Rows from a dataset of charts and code
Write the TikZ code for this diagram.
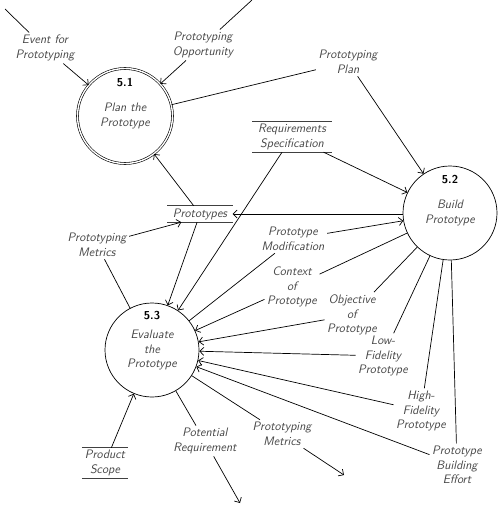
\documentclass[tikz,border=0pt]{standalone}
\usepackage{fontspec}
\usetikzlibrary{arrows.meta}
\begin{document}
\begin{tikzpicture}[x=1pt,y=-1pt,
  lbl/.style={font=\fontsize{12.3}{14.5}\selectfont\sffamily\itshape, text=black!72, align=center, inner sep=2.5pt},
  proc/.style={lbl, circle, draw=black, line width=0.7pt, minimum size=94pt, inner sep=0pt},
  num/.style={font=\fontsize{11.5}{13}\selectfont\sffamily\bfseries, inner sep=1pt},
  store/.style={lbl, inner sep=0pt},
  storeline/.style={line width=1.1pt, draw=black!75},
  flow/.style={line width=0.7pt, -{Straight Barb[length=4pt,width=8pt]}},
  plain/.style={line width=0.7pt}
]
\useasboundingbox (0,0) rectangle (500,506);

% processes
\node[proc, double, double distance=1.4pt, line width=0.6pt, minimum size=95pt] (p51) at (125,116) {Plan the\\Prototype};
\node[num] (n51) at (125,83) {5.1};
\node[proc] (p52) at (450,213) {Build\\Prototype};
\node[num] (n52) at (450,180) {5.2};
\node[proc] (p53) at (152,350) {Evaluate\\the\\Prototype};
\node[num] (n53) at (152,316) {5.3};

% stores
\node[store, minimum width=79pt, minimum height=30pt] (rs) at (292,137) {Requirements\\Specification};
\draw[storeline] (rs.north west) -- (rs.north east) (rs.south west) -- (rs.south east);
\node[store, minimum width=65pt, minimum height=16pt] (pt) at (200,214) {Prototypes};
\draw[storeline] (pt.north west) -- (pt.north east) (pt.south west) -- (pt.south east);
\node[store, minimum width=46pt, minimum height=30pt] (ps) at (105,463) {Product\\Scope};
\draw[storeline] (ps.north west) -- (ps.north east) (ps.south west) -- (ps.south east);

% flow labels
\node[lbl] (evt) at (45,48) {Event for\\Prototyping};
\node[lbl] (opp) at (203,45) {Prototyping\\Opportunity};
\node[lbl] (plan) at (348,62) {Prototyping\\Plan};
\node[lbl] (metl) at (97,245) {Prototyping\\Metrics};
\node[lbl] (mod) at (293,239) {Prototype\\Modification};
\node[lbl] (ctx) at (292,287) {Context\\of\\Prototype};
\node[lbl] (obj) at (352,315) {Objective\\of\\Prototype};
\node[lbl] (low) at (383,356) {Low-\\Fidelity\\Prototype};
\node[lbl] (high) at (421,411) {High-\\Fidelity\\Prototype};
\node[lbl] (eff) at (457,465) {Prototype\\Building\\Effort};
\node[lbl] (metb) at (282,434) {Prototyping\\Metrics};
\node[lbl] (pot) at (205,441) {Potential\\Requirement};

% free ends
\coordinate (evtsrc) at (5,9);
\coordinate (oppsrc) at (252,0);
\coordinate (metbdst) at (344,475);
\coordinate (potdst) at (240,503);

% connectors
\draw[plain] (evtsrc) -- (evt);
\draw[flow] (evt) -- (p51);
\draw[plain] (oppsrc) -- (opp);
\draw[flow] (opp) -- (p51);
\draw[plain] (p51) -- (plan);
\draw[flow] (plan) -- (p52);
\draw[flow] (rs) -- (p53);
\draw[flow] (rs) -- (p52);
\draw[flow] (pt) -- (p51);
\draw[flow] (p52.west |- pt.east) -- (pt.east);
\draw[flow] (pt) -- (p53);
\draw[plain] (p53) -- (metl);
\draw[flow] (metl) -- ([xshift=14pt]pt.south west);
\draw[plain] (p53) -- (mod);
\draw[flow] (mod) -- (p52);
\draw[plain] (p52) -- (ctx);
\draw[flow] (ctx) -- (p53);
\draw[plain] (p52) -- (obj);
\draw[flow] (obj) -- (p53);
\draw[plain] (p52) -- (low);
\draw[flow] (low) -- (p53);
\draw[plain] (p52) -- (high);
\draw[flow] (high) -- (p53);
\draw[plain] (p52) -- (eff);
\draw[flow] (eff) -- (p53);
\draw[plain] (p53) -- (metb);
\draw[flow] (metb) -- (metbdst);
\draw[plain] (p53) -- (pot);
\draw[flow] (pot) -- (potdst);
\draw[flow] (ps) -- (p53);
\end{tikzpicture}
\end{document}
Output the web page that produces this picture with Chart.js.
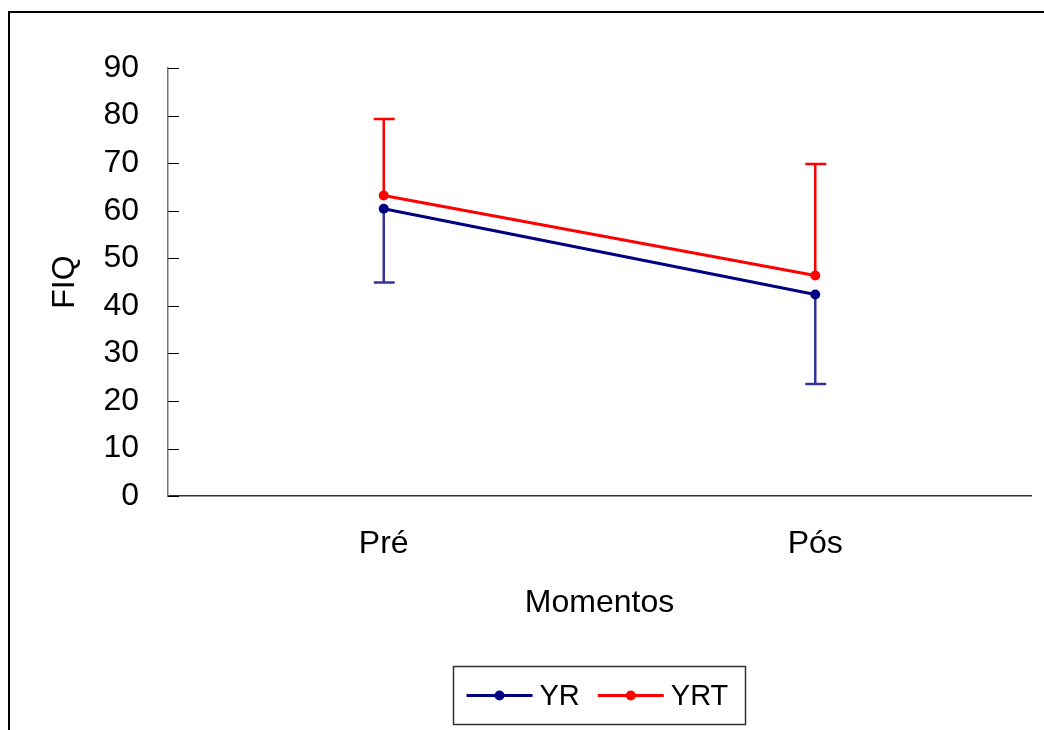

**Direction**
Starting with the first line of the data above and ending with the line containing "-- (ps.south east);", please restate every line exactly, leaving images out.

**Reply to the task**
Write the TikZ code for this diagram.
\documentclass[tikz,border=0pt]{standalone}
\usepackage{fontspec}
\usetikzlibrary{arrows.meta}
\begin{document}
\begin{tikzpicture}[x=1pt,y=-1pt,
  lbl/.style={font=\fontsize{12.3}{14.5}\selectfont\sffamily\itshape, text=black!72, align=center, inner sep=2.5pt},
  proc/.style={lbl, circle, draw=black, line width=0.7pt, minimum size=94pt, inner sep=0pt},
  num/.style={font=\fontsize{11.5}{13}\selectfont\sffamily\bfseries, inner sep=1pt},
  store/.style={lbl, inner sep=0pt},
  storeline/.style={line width=1.1pt, draw=black!75},
  flow/.style={line width=0.7pt, -{Straight Barb[length=4pt,width=8pt]}},
  plain/.style={line width=0.7pt}
]
\useasboundingbox (0,0) rectangle (500,506);

% processes
\node[proc, double, double distance=1.4pt, line width=0.6pt, minimum size=95pt] (p51) at (125,116) {Plan the\\Prototype};
\node[num] (n51) at (125,83) {5.1};
\node[proc] (p52) at (450,213) {Build\\Prototype};
\node[num] (n52) at (450,180) {5.2};
\node[proc] (p53) at (152,350) {Evaluate\\the\\Prototype};
\node[num] (n53) at (152,316) {5.3};

% stores
\node[store, minimum width=79pt, minimum height=30pt] (rs) at (292,137) {Requirements\\Specification};
\draw[storeline] (rs.north west) -- (rs.north east) (rs.south west) -- (rs.south east);
\node[store, minimum width=65pt, minimum height=16pt] (pt) at (200,214) {Prototypes};
\draw[storeline] (pt.north west) -- (pt.north east) (pt.south west) -- (pt.south east);
\node[store, minimum width=46pt, minimum height=30pt] (ps) at (105,463) {Product\\Scope};
\draw[storeline] (ps.north west) -- (ps.north east) (ps.south west) -- (ps.south east);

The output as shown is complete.